• **Exercise directions**:
Gather from the listing below each line that includes the word "diagram", and copy it.

• **Stored data**:
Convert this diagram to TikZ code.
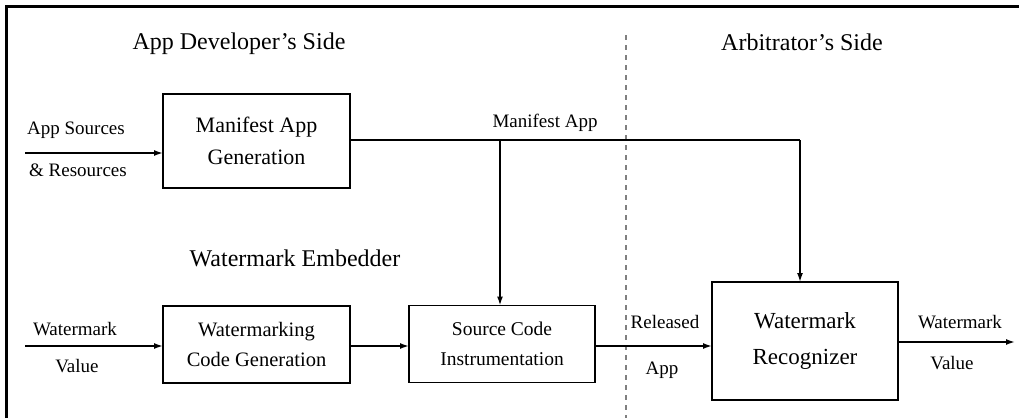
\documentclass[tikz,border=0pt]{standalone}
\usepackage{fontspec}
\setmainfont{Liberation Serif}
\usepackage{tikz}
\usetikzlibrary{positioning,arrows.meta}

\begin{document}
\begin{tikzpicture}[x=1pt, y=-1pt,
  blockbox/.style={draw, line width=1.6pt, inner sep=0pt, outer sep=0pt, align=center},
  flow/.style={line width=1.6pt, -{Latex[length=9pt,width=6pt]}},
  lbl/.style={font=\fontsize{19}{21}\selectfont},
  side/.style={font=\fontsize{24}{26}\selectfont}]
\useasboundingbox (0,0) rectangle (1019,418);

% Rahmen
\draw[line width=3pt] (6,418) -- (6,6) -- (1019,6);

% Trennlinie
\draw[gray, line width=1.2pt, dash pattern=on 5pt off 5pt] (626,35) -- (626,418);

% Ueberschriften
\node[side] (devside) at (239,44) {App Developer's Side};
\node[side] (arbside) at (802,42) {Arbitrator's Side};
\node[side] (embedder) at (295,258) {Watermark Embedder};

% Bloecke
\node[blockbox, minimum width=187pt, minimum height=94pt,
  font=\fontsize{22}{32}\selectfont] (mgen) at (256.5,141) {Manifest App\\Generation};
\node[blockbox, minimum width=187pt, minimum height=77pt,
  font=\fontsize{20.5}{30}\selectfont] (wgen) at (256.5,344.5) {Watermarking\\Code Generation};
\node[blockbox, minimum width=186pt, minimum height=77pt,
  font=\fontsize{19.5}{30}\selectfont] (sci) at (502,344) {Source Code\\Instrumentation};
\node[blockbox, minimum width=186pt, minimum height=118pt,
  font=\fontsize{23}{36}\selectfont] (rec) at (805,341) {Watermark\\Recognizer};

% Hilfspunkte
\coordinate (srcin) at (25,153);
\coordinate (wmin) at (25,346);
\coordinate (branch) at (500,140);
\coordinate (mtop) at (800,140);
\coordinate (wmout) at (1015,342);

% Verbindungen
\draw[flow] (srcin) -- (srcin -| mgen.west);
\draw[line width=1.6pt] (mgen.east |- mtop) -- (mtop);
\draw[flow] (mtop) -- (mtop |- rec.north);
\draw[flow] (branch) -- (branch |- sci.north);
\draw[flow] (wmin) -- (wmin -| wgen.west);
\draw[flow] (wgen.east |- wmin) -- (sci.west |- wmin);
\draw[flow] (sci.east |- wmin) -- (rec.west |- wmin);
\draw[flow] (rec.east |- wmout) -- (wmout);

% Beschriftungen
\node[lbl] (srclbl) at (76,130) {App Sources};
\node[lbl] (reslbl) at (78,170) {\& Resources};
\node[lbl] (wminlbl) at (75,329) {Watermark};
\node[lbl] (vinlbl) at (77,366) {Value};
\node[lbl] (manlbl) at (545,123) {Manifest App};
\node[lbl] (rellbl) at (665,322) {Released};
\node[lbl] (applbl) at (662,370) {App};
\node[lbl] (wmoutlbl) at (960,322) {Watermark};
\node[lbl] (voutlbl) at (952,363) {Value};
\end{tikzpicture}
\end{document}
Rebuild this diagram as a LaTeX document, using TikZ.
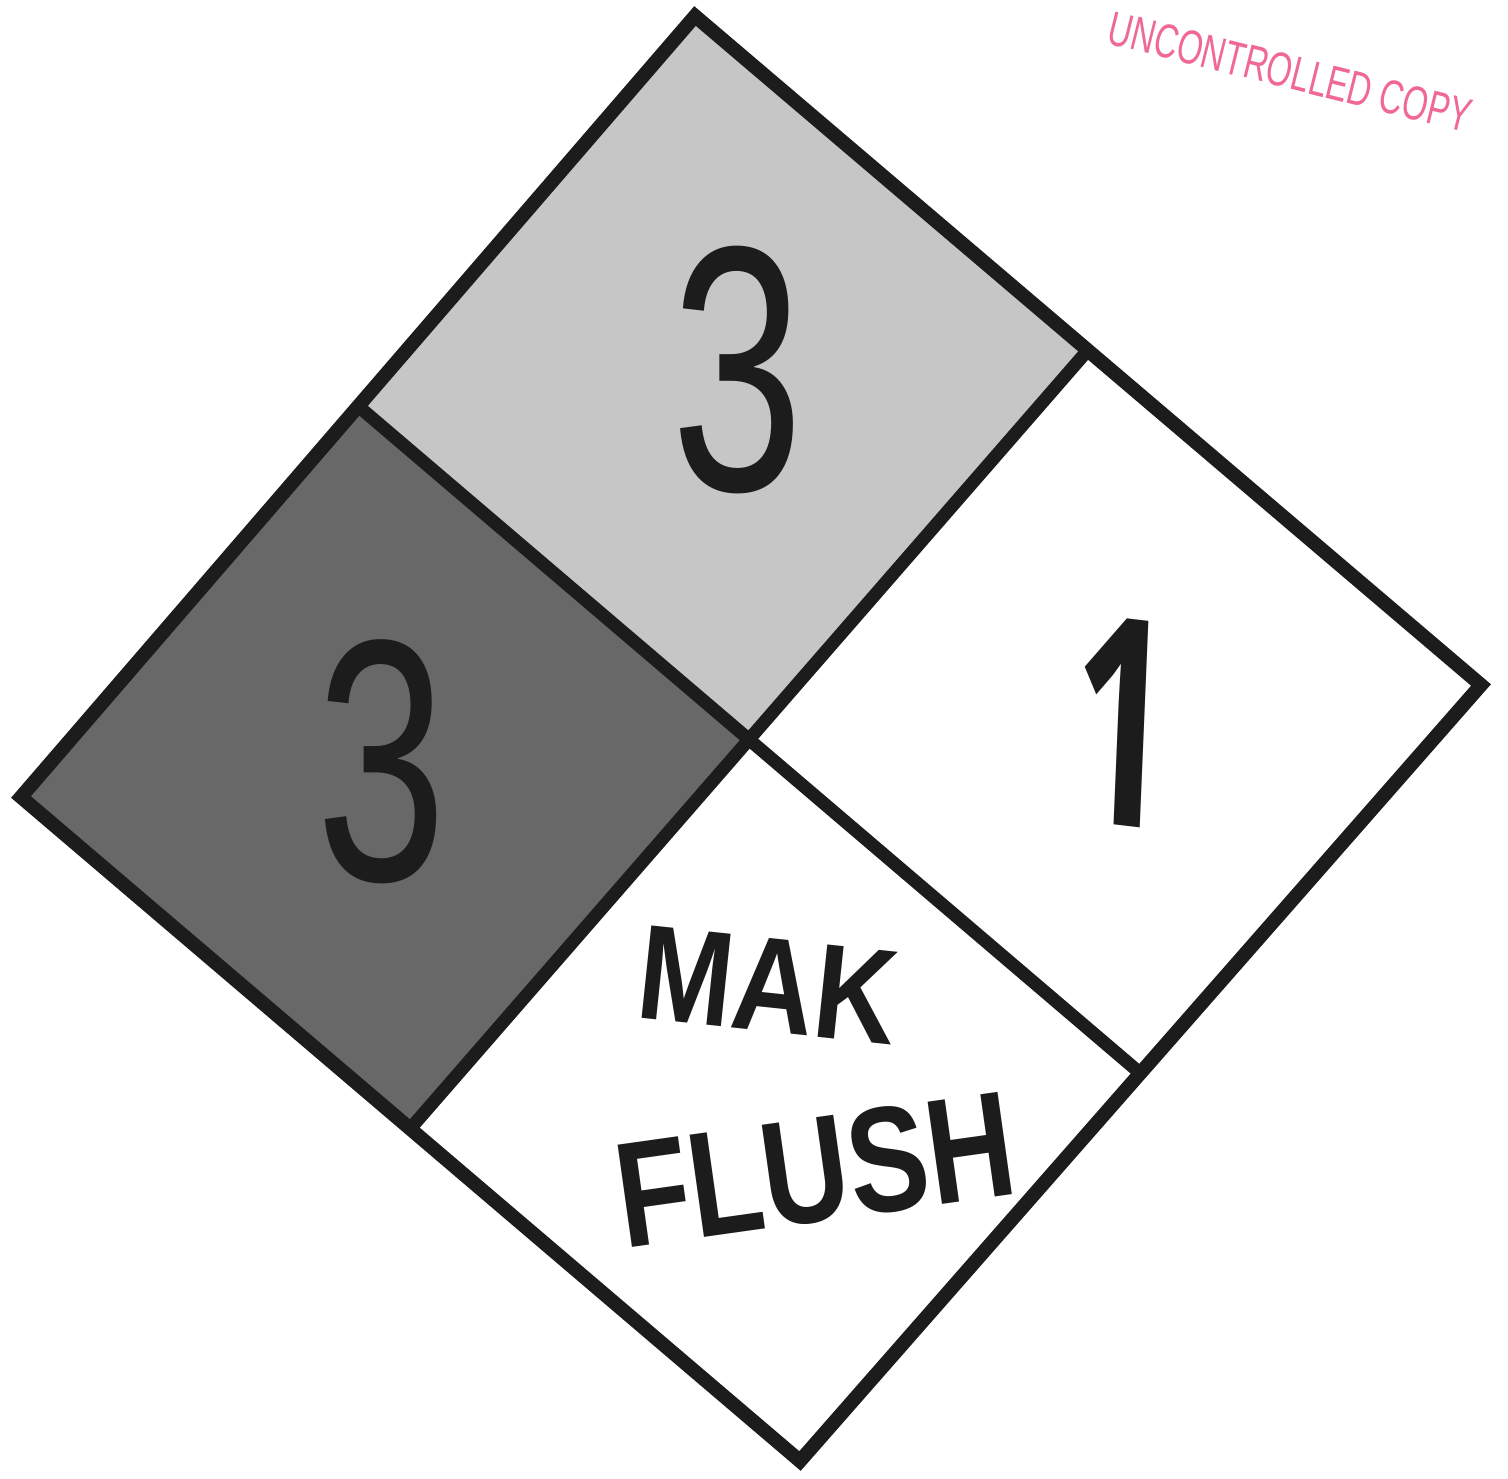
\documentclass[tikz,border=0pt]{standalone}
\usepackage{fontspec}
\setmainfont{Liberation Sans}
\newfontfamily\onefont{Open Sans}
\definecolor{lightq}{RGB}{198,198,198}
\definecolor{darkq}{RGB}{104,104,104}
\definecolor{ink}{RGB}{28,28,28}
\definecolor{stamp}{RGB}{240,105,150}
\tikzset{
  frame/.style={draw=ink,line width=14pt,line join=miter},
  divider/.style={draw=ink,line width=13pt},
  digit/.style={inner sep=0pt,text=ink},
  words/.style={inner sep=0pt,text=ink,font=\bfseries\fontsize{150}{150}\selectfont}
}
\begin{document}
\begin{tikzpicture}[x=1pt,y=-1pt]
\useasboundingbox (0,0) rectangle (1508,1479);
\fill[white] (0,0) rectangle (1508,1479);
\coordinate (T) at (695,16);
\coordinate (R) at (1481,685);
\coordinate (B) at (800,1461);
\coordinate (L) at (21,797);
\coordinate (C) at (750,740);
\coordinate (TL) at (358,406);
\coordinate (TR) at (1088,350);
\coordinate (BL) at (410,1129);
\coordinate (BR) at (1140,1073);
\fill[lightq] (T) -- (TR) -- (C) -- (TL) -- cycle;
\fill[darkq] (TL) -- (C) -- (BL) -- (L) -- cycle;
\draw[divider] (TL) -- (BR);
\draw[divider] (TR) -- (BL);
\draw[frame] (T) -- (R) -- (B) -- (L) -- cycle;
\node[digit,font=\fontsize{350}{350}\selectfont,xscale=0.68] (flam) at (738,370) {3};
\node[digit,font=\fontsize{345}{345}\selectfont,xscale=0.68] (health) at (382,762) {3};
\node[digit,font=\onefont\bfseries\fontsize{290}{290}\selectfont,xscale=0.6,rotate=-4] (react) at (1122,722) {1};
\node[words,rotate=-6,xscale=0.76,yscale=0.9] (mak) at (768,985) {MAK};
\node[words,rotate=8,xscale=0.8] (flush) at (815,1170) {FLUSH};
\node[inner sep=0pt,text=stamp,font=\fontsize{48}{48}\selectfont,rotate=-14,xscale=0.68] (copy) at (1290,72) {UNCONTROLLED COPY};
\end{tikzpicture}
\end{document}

• **The response**:
Convert this diagram to TikZ code.
Rebuild this diagram as a LaTeX document, using TikZ.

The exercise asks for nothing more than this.